Entries with chart source code

== == ==

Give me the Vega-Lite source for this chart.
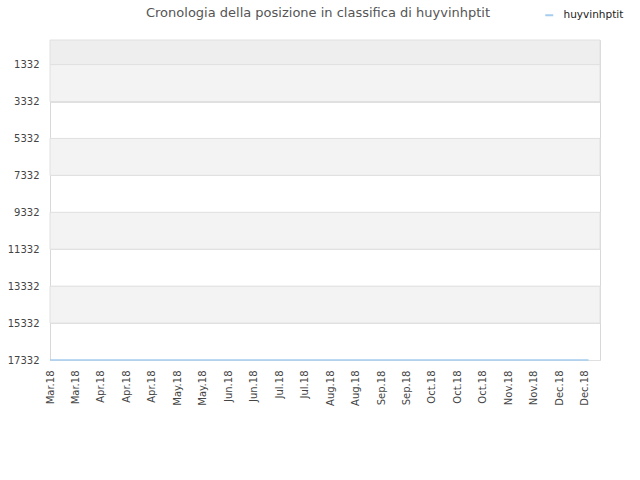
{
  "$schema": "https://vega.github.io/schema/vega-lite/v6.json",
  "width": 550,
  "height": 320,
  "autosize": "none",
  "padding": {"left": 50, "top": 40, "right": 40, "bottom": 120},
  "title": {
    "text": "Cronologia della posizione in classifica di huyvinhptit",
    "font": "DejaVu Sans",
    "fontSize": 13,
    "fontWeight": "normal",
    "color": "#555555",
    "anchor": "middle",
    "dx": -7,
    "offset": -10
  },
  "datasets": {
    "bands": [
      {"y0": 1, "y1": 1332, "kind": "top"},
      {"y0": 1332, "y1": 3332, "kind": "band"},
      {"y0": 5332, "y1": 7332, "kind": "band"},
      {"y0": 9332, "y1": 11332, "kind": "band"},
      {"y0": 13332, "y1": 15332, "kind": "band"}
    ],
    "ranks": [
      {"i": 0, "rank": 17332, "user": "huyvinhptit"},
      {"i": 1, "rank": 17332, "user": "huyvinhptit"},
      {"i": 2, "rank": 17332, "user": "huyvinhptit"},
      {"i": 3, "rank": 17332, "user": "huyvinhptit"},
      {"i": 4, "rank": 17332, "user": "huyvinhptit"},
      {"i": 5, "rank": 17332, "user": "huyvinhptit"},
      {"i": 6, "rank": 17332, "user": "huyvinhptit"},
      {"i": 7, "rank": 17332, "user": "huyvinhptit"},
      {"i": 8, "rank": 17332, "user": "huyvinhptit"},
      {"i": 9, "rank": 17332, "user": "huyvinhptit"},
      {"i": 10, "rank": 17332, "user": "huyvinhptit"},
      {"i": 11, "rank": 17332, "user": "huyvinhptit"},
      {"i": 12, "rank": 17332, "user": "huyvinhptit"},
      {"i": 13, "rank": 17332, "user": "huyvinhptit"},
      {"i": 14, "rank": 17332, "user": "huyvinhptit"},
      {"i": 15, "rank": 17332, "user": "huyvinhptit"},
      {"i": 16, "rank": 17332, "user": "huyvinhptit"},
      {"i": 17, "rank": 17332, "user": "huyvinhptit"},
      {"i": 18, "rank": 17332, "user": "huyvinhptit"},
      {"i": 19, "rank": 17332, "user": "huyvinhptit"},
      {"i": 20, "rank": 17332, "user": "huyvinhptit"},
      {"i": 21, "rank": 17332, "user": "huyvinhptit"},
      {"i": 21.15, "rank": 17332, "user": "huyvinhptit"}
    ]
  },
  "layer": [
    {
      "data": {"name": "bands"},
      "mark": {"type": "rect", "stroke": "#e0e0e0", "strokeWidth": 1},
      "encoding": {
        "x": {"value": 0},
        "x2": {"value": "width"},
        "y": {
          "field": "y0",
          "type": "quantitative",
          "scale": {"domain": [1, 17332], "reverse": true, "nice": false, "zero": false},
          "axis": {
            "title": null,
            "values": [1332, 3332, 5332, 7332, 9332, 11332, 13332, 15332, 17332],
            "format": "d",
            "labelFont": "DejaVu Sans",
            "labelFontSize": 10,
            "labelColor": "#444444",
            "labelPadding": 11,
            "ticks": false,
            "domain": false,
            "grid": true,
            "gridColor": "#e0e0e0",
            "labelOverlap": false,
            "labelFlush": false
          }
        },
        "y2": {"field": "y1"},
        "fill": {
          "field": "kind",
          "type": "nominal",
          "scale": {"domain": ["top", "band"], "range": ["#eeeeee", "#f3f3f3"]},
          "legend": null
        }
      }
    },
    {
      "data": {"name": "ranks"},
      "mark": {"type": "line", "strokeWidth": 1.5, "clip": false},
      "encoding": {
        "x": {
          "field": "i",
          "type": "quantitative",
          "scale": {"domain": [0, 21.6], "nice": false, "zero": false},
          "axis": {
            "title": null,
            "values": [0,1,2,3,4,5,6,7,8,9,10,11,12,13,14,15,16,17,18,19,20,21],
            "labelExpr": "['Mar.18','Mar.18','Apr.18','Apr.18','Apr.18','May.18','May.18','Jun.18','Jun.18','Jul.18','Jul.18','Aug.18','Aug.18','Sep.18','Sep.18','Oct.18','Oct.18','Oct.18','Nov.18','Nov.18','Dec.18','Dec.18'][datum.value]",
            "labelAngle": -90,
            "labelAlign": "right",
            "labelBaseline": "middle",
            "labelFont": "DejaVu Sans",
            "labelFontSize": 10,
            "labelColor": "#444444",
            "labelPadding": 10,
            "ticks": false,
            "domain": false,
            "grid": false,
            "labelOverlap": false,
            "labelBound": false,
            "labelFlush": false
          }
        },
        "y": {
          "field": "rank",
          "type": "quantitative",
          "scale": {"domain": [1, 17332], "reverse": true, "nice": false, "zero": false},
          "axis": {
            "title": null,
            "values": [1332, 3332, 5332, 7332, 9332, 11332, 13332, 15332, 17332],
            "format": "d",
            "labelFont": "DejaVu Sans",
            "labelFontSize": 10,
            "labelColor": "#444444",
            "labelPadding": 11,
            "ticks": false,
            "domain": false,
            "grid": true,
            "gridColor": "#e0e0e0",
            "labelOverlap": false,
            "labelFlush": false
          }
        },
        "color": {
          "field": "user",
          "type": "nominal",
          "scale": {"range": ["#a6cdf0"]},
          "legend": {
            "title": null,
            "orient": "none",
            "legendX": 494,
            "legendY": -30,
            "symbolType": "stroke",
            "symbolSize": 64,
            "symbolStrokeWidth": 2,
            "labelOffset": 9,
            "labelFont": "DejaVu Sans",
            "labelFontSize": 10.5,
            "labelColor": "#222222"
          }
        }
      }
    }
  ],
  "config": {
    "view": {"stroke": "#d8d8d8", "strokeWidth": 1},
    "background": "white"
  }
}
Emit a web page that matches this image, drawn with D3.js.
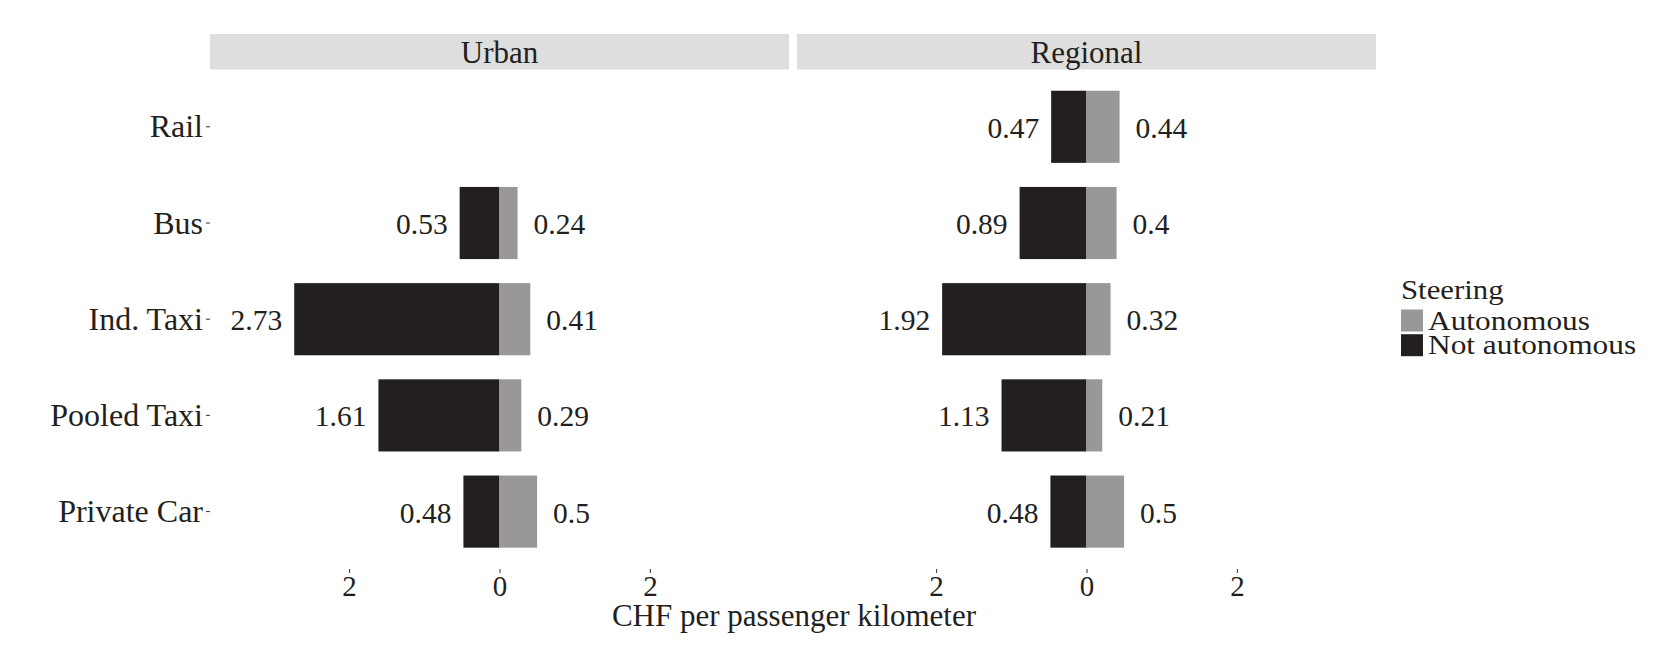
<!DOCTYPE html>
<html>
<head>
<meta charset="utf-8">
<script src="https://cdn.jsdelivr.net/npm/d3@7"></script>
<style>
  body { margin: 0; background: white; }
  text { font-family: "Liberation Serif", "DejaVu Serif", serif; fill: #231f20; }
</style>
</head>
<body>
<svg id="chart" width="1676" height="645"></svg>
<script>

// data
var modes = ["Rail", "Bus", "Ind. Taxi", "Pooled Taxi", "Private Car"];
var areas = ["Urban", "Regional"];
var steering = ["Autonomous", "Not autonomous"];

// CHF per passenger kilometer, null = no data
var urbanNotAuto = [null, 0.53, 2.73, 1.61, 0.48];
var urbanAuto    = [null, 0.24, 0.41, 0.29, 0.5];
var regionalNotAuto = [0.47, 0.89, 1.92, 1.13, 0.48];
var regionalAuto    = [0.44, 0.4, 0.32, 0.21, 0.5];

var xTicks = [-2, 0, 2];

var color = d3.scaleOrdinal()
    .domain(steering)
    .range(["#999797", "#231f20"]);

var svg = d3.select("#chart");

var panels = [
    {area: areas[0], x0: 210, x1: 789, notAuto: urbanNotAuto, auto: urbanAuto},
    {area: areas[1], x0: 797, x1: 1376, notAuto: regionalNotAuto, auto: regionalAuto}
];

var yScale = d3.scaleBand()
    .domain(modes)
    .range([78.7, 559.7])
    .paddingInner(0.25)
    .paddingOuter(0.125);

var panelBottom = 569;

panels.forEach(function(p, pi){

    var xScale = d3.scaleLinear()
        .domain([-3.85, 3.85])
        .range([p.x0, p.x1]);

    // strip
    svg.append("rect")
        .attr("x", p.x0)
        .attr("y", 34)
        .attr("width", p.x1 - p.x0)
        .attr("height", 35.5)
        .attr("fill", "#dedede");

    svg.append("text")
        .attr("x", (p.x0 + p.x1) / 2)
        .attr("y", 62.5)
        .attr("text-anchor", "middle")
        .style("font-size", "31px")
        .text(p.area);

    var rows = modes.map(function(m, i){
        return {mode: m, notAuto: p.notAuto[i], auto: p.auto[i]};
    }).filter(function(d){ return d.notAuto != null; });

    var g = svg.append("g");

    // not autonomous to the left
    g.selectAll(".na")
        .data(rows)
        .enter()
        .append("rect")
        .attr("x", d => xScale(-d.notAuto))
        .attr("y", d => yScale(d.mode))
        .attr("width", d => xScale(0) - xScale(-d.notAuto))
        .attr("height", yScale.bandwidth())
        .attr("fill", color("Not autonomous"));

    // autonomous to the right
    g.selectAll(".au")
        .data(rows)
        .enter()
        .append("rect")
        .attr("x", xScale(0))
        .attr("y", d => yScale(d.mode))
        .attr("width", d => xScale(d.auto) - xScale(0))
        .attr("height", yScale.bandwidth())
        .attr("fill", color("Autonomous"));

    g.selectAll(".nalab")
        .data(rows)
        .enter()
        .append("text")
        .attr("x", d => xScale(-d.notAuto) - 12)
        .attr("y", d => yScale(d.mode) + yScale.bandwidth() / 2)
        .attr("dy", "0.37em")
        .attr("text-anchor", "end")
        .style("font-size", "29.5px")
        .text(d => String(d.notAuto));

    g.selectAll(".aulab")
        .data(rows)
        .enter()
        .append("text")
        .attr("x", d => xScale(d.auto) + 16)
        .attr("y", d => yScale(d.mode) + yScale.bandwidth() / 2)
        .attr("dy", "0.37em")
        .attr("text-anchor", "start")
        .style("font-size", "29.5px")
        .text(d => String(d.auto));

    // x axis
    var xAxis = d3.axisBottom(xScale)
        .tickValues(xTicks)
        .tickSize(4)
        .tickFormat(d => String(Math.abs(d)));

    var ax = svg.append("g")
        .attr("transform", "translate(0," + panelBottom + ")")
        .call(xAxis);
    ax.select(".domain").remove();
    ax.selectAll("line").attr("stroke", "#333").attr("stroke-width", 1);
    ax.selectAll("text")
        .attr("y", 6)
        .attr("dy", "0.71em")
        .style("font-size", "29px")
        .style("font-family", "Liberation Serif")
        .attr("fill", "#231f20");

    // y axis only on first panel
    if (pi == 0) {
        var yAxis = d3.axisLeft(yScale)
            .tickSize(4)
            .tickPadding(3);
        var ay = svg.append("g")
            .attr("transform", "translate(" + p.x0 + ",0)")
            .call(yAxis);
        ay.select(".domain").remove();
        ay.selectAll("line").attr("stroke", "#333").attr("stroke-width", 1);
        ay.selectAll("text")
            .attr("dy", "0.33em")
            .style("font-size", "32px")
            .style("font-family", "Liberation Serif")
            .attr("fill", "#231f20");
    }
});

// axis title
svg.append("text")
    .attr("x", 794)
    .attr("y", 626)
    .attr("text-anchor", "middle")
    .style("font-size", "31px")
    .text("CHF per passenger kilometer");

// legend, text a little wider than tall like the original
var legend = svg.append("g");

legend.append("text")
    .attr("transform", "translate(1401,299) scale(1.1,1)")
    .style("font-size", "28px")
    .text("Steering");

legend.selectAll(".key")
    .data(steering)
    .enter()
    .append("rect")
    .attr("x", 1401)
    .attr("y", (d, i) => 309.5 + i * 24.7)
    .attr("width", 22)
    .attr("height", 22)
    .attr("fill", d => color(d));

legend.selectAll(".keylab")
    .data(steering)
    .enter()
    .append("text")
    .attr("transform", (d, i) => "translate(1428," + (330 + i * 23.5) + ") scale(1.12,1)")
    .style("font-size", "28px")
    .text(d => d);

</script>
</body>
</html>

== == ==

TASK DESCRIPTION:
Copy each line from the records above that includes the string "this".

EXERCISE OUTPUT:
Give me the Vega-Lite source for this chart.
Emit a web page that matches this image, drawn with D3.js.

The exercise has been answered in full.